[start of Data shown]
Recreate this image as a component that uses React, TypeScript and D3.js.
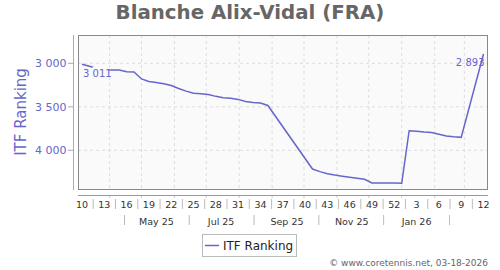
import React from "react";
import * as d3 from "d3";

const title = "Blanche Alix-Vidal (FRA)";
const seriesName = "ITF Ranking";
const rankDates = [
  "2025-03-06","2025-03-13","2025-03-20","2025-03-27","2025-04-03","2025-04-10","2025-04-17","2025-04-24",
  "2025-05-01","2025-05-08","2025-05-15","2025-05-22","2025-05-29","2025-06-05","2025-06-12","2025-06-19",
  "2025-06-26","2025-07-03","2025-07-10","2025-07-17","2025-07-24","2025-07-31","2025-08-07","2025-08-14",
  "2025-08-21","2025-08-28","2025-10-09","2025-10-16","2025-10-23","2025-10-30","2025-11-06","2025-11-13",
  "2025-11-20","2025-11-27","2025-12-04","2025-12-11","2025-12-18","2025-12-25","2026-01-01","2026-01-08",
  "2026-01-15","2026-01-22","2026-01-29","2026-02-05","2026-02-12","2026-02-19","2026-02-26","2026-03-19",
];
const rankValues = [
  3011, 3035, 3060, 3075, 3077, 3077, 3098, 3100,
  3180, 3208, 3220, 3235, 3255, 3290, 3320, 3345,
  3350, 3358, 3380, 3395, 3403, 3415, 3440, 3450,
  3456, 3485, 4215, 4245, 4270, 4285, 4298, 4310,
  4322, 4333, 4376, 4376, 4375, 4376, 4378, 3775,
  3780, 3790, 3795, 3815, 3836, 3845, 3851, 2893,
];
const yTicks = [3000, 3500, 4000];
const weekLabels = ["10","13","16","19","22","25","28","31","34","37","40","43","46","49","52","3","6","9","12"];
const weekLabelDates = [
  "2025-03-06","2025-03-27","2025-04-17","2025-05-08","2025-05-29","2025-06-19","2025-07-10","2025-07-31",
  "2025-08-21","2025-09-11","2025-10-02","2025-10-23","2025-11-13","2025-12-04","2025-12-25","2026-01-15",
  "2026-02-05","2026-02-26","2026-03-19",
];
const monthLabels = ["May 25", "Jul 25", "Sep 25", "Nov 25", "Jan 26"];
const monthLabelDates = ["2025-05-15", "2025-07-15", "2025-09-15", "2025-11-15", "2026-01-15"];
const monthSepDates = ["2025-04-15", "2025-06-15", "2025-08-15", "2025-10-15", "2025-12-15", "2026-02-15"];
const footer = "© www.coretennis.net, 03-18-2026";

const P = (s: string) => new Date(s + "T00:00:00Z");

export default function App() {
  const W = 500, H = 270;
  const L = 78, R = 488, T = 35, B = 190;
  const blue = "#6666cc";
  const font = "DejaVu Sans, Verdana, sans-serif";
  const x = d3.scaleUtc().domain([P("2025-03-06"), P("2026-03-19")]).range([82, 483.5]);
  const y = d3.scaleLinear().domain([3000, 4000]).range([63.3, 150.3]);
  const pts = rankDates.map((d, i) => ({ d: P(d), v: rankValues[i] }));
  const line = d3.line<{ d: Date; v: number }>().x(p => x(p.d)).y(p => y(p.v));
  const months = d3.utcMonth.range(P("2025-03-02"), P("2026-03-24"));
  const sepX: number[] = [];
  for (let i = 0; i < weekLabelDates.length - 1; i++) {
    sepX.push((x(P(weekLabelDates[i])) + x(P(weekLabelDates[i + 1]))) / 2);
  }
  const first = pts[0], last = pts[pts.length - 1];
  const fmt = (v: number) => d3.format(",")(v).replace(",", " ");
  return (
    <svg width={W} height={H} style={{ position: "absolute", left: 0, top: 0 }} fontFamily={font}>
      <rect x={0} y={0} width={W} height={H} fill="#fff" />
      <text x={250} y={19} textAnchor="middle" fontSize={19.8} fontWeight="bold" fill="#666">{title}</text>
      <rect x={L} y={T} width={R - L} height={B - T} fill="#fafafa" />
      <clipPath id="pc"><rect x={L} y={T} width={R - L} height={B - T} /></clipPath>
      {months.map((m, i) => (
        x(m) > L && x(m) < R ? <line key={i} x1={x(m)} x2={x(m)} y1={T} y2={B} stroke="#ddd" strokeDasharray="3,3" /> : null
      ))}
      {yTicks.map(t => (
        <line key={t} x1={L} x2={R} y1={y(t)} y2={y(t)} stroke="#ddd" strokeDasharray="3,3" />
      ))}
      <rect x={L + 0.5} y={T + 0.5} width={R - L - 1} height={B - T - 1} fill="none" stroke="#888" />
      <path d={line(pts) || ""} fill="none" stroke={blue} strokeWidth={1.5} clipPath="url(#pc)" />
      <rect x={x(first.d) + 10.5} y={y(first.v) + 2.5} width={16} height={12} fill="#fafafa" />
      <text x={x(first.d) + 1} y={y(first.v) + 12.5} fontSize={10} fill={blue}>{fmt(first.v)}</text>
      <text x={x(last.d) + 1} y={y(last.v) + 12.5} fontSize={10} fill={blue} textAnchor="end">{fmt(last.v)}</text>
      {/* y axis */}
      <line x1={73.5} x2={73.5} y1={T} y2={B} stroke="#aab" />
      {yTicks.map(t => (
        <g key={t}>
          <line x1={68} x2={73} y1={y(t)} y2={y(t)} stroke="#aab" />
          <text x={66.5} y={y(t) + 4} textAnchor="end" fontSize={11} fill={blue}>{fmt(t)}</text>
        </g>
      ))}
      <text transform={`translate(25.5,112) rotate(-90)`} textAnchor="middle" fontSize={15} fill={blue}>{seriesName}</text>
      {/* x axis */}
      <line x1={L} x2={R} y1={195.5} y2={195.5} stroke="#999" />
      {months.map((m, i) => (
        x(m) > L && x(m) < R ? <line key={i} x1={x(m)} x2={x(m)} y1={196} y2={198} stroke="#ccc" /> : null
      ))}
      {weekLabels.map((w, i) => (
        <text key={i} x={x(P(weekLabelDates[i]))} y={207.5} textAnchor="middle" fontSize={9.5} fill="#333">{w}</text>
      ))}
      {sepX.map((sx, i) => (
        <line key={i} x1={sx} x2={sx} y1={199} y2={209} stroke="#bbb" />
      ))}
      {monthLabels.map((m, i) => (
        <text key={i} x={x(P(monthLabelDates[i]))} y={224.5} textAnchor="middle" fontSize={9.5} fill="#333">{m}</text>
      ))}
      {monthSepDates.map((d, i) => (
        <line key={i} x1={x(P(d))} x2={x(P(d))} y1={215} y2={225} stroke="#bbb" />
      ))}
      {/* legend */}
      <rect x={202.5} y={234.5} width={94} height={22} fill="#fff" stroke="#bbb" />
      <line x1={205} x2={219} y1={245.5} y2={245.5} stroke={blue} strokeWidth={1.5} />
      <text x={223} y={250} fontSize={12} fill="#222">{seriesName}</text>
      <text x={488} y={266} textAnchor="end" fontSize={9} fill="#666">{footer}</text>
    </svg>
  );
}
[end of Data shown]
## Exercise directions
Up to and including the line containing "import * as", repeat every line from the start of the data, but none of the pictures.

## Exercise output
Recreate this image as a component that uses React, TypeScript and D3.js.
import React from "react";
import * as d3 from "d3";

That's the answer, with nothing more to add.